Yes, the times are indeed rough for me in a material sense (when I noted to my attorney that his legal fees were exacerbating my calamitous financial condition, he suggested that I get my supporters to run a fund-raiser for me. Sure, ask an army of inmates to get me money; not quite), and I really am grieving at separation from my barred family. But, I've got my health; Jessica continues steadfast in her care-full attention to me; the folks at the Parish of the Advent have quite humbled me with their loyal and warm backing in this horrid time. Only because I've had this time for introspection, largely abetted by the insights (sometimes painful) from Jessica and a seminary mate, have I come to realize that twenty years of supporting my work in the Jail with a full-time job in the secular world were in fact a fruitless quest for approval from others, generally from those who by their nature and position lack the insight or charity to give such recognition
No, Saint Paul is right: when we come to a full realization of God's loving goodness to us in giving us undeserved redemption, we can no other than rejoice, and again I David say, Rejoice!

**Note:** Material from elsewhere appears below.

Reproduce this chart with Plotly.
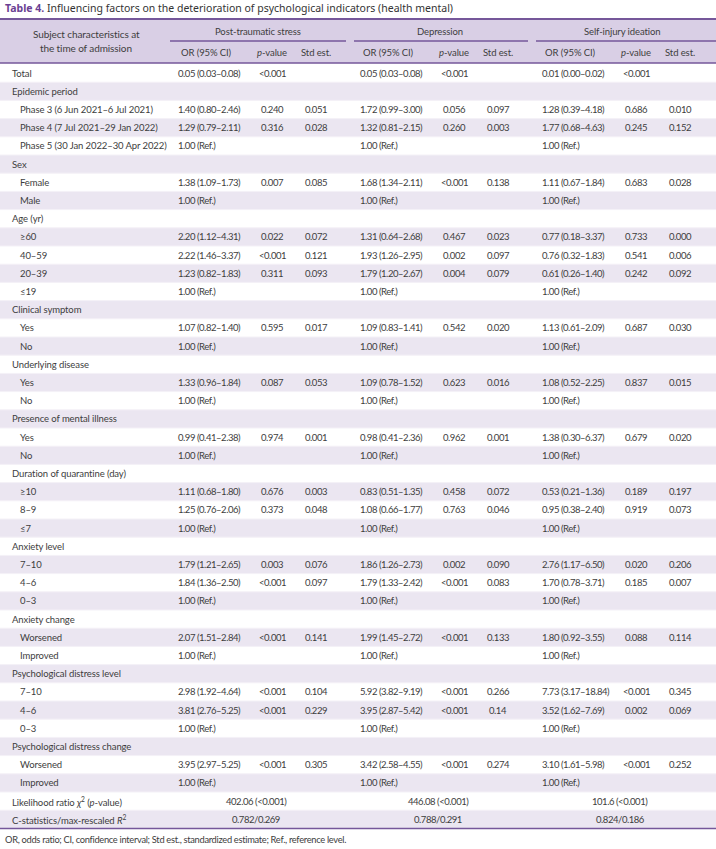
import plotly.graph_objects as go

# ---------------- data ----------------
title_bold = "Table 4."
title_rest = "Influencing factors on the deterioration of psychological indicators (health mental)"
row_labels = [
    "Total", "Epidemic period",
    "Phase 3 (6 Jun 2021–6 Jul 2021)", "Phase 4 (7 Jul 2021–29 Jan 2022)", "Phase 5 (30 Jan 2022–30 Apr 2022)",
    "Sex", "Female", "Male",
    "Age (yr)", "≥60", "40–59", "20–39", "≤19",
    "Clinical symptom", "Yes", "No",
    "Underlying disease", "Yes", "No",
    "Presence of mental illness", "Yes", "No",
    "Duration of quarantine (day)", "≥10", "8–9", "≤7",
    "Anxiety level", "7–10", "4–6", "0–3",
    "Anxiety change", "Worsened", "Improved",
    "Psychological distress level", "7–10", "4–6", "0–3",
    "Psychological distress change", "Worsened", "Improved",
]
row_level = [0, 0, 1, 1, 1, 0, 1, 1, 0, 1, 1, 1, 1, 0, 1, 1, 0, 1, 1, 0, 1, 1,
             0, 1, 1, 1, 0, 1, 1, 1, 0, 1, 1, 0, 1, 1, 1, 0, 1, 1]

groups = ["Post-traumatic stress", "Depression", "Self-injury ideation"]
sub_headers = ["OR (95% CI)", "<i>p</i>-value", "Std est."]
R = "1.00 (Ref.)"

pts_or = ["0.05 (0.03–0.08)", "", "1.40 (0.80–2.46)", "1.29 (0.79–2.11)", R, "", "1.38 (1.09–1.73)", R, "",
          "2.20 (1.12–4.31)", "2.22 (1.46–3.37)", "1.23 (0.82–1.83)", R, "", "1.07 (0.82–1.40)", R, "",
          "1.33 (0.96–1.84)", R, "", "0.99 (0.41–2.38)", R, "", "1.11 (0.68–1.80)", "1.25 (0.76–2.06)", R, "",
          "1.79 (1.21–2.65)", "1.84 (1.36–2.50)", R, "", "2.07 (1.51–2.84)", R, "",
          "2.98 (1.92–4.64)", "3.81 (2.76–5.25)", R, "", "3.95 (2.97–5.25)", R]
pts_p = ["<0.001", "", "0.240", "0.316", "", "", "0.007", "", "", "0.022", "<0.001", "0.311", "", "",
         "0.595", "", "", "0.087", "", "", "0.974", "", "", "0.676", "0.373", "", "", "0.003", "<0.001", "",
         "", "<0.001", "", "", "<0.001", "<0.001", "", "", "<0.001", ""]
pts_std = ["", "", "0.051", "0.028", "", "", "0.085", "", "", "0.072", "0.121", "0.093", "", "", "0.017",
           "", "", "0.053", "", "", "0.001", "", "", "0.003", "0.048", "", "", "0.076", "0.097", "", "",
           "0.141", "", "", "0.104", "0.229", "", "", "0.305", ""]

dep_or = ["0.05 (0.03–0.08)", "", "1.72 (0.99–3.00)", "1.32 (0.81–2.15)", R, "", "1.68 (1.34–2.11)", R, "",
          "1.31 (0.64–2.68)", "1.93 (1.26–2.95)", "1.79 (1.20–2.67)", R, "", "1.09 (0.83–1.41)", R, "",
          "1.09 (0.78–1.52)", R, "", "0.98 (0.41–2.36)", R, "", "0.83 (0.51–1.35)", "1.08 (0.66–1.77)", R, "",
          "1.86 (1.26–2.73)", "1.79 (1.33–2.42)", R, "", "1.99 (1.45–2.72)", R, "",
          "5.92 (3.82–9.19)", "3.95 (2.87–5.42)", R, "", "3.42 (2.58–4.55)", R]
dep_p = ["<0.001", "", "0.056", "0.260", "", "", "<0.001", "", "", "0.467", "0.002", "0.004", "", "",
         "0.542", "", "", "0.623", "", "", "0.962", "", "", "0.458", "0.763", "", "", "0.002", "<0.001", "",
         "", "<0.001", "", "", "<0.001", "<0.001", "", "", "<0.001", ""]
dep_std = ["", "", "0.097", "0.003", "", "", "0.138", "", "", "0.023", "0.097", "0.079", "", "", "0.020",
           "", "", "0.016", "", "", "0.001", "", "", "0.072", "0.046", "", "", "0.090", "0.083", "", "",
           "0.133", "", "", "0.266", "0.14", "", "", "0.274", ""]

si_or = ["0.01 (0.00–0.02)", "", "1.28 (0.39–4.18)", "1.77 (0.68–4.63)", R, "", "1.11 (0.67–1.84)", R, "",
         "0.77 (0.18–3.37)", "0.76 (0.32–1.83)", "0.61 (0.26–1.40)", R, "", "1.13 (0.61–2.09)", R, "",
         "1.08 (0.52–2.25)", R, "", "1.38 (0.30–6.37)", R, "", "0.53 (0.21–1.36)", "0.95 (0.38–2.40)", R, "",
         "2.76 (1.17–6.50)", "1.70 (0.78–3.71)", R, "", "1.80 (0.92–3.55)", R, "",
         "7.73 (3.17–18.84)", "3.52 (1.62–7.69)", R, "", "3.10 (1.61–5.98)", R]
si_p = ["<0.001", "", "0.686", "0.245", "", "", "0.683", "", "", "0.733", "0.541", "0.242", "", "",
        "0.687", "", "", "0.837", "", "", "0.679", "", "", "0.189", "0.919", "", "", "0.020", "0.185", "",
        "", "0.088", "", "", "<0.001", "0.002", "", "", "<0.001", ""]
si_std = ["", "", "0.010", "0.152", "", "", "0.028", "", "", "0.000", "0.006", "0.092", "", "", "0.030",
          "", "", "0.015", "", "", "0.020", "", "", "0.197", "0.073", "", "", "0.206", "0.007", "", "",
          "0.114", "", "", "0.345", "0.069", "", "", "0.252", ""]

summary_labels = ["Likelihood ratio <i>χ</i><sup>2</sup> (<i>p</i>-value)",
                  "C-statistics/max-rescaled <i>R</i><sup>2</sup>"]
lr_values = ["402.06 (<0.001)", "446.08 (<0.001)", "101.6 (<0.001)"]
cstat_values = ["0.782/0.269", "0.788/0.291", "0.824/0.186"]
footnote = "OR, odds ratio; CI, confidence interval; Std est., standardized estimate; Ref., reference level."

# ---------------- style ----------------
W, H = 716, 849
FONT = "Lato, sans-serif"
TXT = "#3d3d3d"
PURPLE = "#75579a"
HEAD_FILL = "#d9cfe5"
STRIPE = "#ebe6f1"
FS = 9.5
LS_NUM = -0.45    # letter spacing for numeric cells
LS_LAB = -0.1     # letter spacing for labels / headers

head_top, head_bot = 19, 63
body_top, row_h = 64, 18.2
group_x = [170, 352, 534]
group_w = 182
or_off, p_off, std_off, sum_off, grp_off = 6, 102, 146, 86, 88

fig = go.Figure()
fig.add_trace(go.Scatter(x=[0, W], y=[0, H], mode="markers", marker=dict(opacity=0),
                         hoverinfo="skip", showlegend=False))

shapes, ann = [], []

def text(x, y, s, anchor="left", size=FS, color=TXT, font=FONT, ls=LS_LAB):
    s = s.replace("<0", "&lt;0")
    if ls:
        s = f"<span style='letter-spacing:{ls}px'>{s}</span>"
    ann.append(dict(x=x, y=y, xref="x", yref="y", text=s, showarrow=False, xanchor=anchor,
                    yanchor="middle", font=dict(family=font, size=size, color=color)))

# title
text(3, 8, f"<b><span style='color:#6b3f93'>{title_bold}</span></b> {title_rest}",
     size=10.5, font="Noto Sans, Open Sans, sans-serif", color="#333", ls=0)

# header
shapes.append(dict(type="rect", x0=0, x1=W, y0=head_top, y1=head_bot, fillcolor=HEAD_FILL, line_width=0,
                   layer="below"))
shapes.append(dict(type="line", x0=0, x1=W, y0=head_top, y1=head_top, line=dict(color=PURPLE, width=2)))
shapes.append(dict(type="line", x0=0, x1=W, y0=head_bot, y1=head_bot, line=dict(color=PURPLE, width=1.5)))
text(86, 34, "Subject characteristics at", anchor="center", size=10)
text(86, 48, "the time of admission", anchor="center", size=10)
for gi, g in enumerate(groups):
    gx = group_x[gi]
    x0 = gx + (0 if gi == 0 else 2)
    x1 = gx + group_w - (6 if gi < 2 else 0)
    shapes.append(dict(type="line", x0=x0, x1=x1, y0=41, y1=41, line=dict(color=PURPLE, width=1.5)))
    text(gx + grp_off, 31, g, anchor="center")
    centers = [gx + or_off + 30, gx + p_off, gx + std_off]
    for c, sh in zip(centers, sub_headers):
        text(c, 52, sh, anchor="center")

# body rows
n = len(row_labels) + len(summary_labels)
for i in range(n):
    y0 = body_top + i * row_h
    if i % 2 == 1:
        shapes.append(dict(type="rect", x0=0, x1=W, y0=y0, y1=y0 + row_h, fillcolor=STRIPE, line_width=0,
                           layer="below"))
    if i > 0:
        shapes.append(dict(type="line", x0=0, x1=W, y0=y0, y1=y0, line=dict(color="#f4f1f7", width=1),
                           layer="below"))

cols = [(pts_or, pts_p, pts_std), (dep_or, dep_p, dep_std), (si_or, si_p, si_std)]
for i, lab in enumerate(row_labels):
    yc = body_top + (i + 0.5) * row_h
    text(10 if row_level[i] == 0 else 18, yc, lab)
    for gi, (o, p, s) in enumerate(cols):
        gx = group_x[gi]
        if o[i]:
            text(gx + or_off, yc, o[i], ls=LS_NUM)
        if p[i]:
            text(gx + p_off, yc, p[i], anchor="center", ls=LS_NUM)
        if s[i]:
            text(gx + std_off, yc, s[i], anchor="center", ls=LS_NUM)

for k, (lab, vals) in enumerate(zip(summary_labels, [lr_values, cstat_values])):
    i = len(row_labels) + k
    yc = body_top + (i + 0.5) * row_h
    text(10, yc, lab)
    for gi, v in enumerate(vals):
        text(group_x[gi] + sum_off, yc, v, anchor="center", ls=LS_NUM)

bottom = body_top + n * row_h
shapes.append(dict(type="line", x0=0, x1=W, y0=bottom, y1=bottom, line=dict(color=PURPLE, width=1.5)))
text(3, bottom + 11, footnote, size=9.3, ls=-0.3)

fig.update_layout(
    width=W, height=H, autosize=False, margin=dict(l=0, r=0, t=0, b=0),
    paper_bgcolor="white", plot_bgcolor="white",
    xaxis=dict(range=[0, W], visible=False, fixedrange=True),
    yaxis=dict(range=[H, 0], visible=False, fixedrange=True),
    shapes=shapes, annotations=ann, showlegend=False,
)
fig.write_html("out.html", config={"displayModeBar": False},
               post_script="document.body.style.margin='0';")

Okay, so I'm at the very doorstep of debtors' prison: how have I the audacity (six short hours after getting home from the Midnight Mass of Christmass at the Advent) to be flying off to Tortola, there to board the Windjammer M/V Flying Cloud for a week meandering through the British Virgin Islands, then down to Grenada on New Year's Day to join up with the M/V Mandalay for two weeks poking through ten islands in the Grenadines? How? For the first time in 21 years of Winter trips, I had planned this one all out last Summer and saved a bundle by paying for it in advance. My situation now: use it or lose it. Again, I'm convinced there are no accidents.
Please, a special prayer for me and for the people of the jail, that we might get this horrible time behind us. Also, please pray that I'll have the insight to know where I'm headed. In turn, I try constantly to thank God for your good will, and to ask Him that you be blessed in your journey homewards! I send much love to you at your home!